------ Data for this task
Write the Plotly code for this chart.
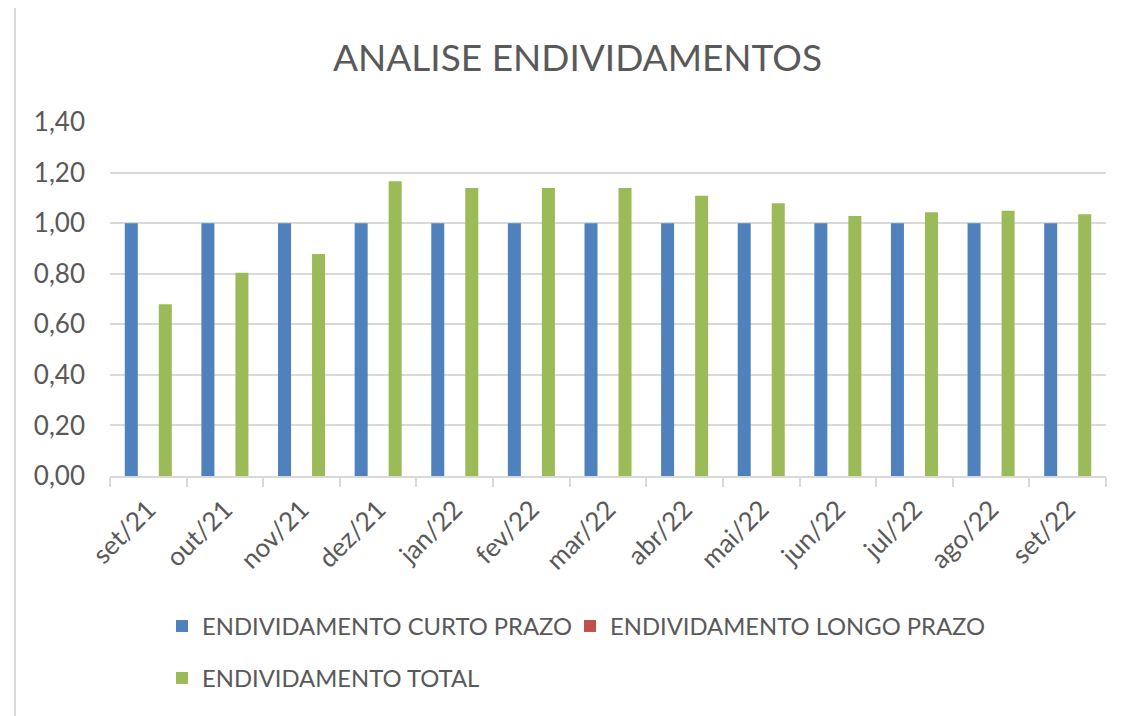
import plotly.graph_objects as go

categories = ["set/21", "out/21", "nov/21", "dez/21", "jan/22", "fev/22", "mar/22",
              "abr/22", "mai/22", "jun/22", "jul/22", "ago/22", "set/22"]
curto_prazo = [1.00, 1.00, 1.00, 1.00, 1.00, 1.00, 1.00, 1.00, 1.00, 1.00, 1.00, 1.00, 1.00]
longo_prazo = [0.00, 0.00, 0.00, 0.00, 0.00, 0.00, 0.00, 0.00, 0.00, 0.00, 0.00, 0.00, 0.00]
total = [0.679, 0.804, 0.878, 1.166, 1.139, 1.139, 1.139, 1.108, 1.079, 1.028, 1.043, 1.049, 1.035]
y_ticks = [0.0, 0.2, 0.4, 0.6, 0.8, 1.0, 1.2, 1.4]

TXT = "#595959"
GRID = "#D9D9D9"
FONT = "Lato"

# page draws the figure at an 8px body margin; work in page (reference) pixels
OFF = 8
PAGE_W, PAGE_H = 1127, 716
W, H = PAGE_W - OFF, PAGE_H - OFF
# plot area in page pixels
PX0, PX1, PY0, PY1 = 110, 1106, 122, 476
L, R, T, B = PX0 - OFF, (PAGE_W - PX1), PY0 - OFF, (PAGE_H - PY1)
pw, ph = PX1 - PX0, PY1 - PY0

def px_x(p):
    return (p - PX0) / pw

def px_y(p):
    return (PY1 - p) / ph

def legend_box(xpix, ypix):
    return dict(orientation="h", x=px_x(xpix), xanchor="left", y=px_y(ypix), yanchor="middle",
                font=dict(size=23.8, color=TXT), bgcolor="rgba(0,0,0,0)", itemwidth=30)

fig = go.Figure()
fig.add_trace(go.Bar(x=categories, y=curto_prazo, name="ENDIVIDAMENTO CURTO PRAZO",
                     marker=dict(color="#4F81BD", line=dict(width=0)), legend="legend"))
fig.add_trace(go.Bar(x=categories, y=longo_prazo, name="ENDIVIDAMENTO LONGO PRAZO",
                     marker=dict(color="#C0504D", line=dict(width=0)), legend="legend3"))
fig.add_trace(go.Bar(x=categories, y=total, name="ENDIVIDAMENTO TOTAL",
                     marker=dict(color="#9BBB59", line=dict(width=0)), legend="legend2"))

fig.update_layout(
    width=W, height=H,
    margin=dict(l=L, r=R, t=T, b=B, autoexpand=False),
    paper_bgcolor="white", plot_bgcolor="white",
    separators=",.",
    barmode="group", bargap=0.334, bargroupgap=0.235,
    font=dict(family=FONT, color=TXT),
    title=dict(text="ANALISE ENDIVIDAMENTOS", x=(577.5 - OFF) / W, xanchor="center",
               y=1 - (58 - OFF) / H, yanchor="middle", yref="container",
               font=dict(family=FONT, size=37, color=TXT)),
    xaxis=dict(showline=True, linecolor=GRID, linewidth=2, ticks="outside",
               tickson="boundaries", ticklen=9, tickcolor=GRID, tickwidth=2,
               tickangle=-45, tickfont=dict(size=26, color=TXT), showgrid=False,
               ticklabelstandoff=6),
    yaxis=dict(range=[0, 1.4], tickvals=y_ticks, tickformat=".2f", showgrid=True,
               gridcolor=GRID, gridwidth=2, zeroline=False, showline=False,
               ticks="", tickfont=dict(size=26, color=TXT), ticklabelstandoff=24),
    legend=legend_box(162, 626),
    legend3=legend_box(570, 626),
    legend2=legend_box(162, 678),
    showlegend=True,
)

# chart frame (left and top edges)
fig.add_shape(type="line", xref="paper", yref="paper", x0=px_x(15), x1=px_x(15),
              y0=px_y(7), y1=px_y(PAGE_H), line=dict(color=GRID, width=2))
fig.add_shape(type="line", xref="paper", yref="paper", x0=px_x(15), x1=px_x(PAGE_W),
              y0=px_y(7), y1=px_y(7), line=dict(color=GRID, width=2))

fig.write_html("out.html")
------------
------ Data for this task
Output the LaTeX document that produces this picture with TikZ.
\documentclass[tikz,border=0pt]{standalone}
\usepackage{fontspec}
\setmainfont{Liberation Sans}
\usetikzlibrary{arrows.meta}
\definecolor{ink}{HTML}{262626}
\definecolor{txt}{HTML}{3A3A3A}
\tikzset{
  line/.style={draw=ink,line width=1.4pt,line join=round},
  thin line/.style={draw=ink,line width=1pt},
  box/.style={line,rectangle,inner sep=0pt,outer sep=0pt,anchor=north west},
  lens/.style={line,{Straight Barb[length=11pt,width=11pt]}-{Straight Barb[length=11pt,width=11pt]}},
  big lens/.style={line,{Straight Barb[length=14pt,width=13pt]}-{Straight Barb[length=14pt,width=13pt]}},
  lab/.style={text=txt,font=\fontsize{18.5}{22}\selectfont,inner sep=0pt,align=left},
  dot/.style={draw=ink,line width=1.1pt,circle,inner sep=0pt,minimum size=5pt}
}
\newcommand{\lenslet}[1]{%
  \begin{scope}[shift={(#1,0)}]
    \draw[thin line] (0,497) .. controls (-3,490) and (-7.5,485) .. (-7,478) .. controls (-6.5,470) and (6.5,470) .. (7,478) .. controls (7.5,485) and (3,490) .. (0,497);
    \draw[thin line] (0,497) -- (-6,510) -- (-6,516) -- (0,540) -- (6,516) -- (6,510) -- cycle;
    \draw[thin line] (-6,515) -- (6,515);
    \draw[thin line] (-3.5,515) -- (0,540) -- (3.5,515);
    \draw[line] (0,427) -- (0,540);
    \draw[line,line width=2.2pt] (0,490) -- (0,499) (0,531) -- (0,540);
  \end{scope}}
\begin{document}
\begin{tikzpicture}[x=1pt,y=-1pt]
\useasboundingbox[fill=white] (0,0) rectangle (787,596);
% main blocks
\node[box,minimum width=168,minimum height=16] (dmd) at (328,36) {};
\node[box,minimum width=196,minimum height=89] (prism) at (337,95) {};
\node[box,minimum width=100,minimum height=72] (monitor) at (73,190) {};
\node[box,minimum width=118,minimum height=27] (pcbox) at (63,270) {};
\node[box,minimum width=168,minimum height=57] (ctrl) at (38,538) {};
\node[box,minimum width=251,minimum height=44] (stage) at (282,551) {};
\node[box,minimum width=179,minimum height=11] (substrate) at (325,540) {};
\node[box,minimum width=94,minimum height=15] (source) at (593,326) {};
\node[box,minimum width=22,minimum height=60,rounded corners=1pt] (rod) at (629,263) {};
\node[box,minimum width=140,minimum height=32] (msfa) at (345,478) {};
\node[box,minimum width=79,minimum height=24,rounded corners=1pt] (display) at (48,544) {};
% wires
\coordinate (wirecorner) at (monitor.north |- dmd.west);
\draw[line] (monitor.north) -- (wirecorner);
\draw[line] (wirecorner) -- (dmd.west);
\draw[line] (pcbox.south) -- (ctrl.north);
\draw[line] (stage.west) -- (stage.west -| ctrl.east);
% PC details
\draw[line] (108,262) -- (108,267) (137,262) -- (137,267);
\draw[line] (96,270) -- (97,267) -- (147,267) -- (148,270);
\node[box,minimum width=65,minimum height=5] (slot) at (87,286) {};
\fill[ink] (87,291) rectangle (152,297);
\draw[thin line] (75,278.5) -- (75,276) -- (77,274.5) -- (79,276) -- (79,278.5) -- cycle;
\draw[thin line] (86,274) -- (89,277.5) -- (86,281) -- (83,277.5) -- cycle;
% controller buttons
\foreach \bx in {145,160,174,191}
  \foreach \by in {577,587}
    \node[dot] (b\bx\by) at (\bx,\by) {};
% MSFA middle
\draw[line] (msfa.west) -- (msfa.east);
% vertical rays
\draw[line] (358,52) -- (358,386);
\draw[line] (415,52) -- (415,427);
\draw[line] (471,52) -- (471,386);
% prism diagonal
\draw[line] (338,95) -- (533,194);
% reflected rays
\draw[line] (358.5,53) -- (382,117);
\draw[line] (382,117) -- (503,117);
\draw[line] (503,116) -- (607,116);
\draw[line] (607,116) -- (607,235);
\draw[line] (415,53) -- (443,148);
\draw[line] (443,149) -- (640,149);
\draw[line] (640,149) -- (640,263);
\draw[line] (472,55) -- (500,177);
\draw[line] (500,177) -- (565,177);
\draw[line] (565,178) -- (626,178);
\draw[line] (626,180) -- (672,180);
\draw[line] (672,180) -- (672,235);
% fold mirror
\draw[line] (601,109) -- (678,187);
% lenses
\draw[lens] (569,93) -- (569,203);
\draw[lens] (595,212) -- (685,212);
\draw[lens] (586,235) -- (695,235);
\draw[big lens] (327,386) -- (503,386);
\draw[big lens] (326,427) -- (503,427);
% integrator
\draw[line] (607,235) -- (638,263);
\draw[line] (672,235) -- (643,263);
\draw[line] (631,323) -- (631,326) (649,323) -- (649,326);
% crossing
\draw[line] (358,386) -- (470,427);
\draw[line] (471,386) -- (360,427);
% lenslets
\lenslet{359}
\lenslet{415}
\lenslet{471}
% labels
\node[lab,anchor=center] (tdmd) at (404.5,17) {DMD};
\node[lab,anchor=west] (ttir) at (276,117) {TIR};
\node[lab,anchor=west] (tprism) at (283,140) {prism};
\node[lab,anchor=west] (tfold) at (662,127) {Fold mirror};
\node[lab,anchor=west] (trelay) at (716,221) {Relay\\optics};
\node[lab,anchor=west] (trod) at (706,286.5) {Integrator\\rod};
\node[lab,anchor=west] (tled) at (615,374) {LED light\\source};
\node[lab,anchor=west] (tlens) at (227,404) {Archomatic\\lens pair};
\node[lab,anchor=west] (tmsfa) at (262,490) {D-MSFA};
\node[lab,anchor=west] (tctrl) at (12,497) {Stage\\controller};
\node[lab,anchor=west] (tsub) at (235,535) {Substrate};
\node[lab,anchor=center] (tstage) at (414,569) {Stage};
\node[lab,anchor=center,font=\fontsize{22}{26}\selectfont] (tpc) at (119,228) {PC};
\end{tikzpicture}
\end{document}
------------
The request
From the listing above, restate verbatim the lines running from the one with "Write the Plotly code for this chart." through the one with "return (PY1 - p) / ph", inclusive, but not the pictures.

Answer below
Write the Plotly code for this chart.
import plotly.graph_objects as go

categories = ["set/21", "out/21", "nov/21", "dez/21", "jan/22", "fev/22", "mar/22",
              "abr/22", "mai/22", "jun/22", "jul/22", "ago/22", "set/22"]
curto_prazo = [1.00, 1.00, 1.00, 1.00, 1.00, 1.00, 1.00, 1.00, 1.00, 1.00, 1.00, 1.00, 1.00]
longo_prazo = [0.00, 0.00, 0.00, 0.00, 0.00, 0.00, 0.00, 0.00, 0.00, 0.00, 0.00, 0.00, 0.00]
total = [0.679, 0.804, 0.878, 1.166, 1.139, 1.139, 1.139, 1.108, 1.079, 1.028, 1.043, 1.049, 1.035]
y_ticks = [0.0, 0.2, 0.4, 0.6, 0.8, 1.0, 1.2, 1.4]

TXT = "#595959"
GRID = "#D9D9D9"
FONT = "Lato"

# page draws the figure at an 8px body margin; work in page (reference) pixels
OFF = 8
PAGE_W, PAGE_H = 1127, 716
W, H = PAGE_W - OFF, PAGE_H - OFF
# plot area in page pixels
PX0, PX1, PY0, PY1 = 110, 1106, 122, 476
L, R, T, B = PX0 - OFF, (PAGE_W - PX1), PY0 - OFF, (PAGE_H - PY1)
pw, ph = PX1 - PX0, PY1 - PY0

def px_x(p):
    return (p - PX0) / pw

def px_y(p):
    return (PY1 - p) / ph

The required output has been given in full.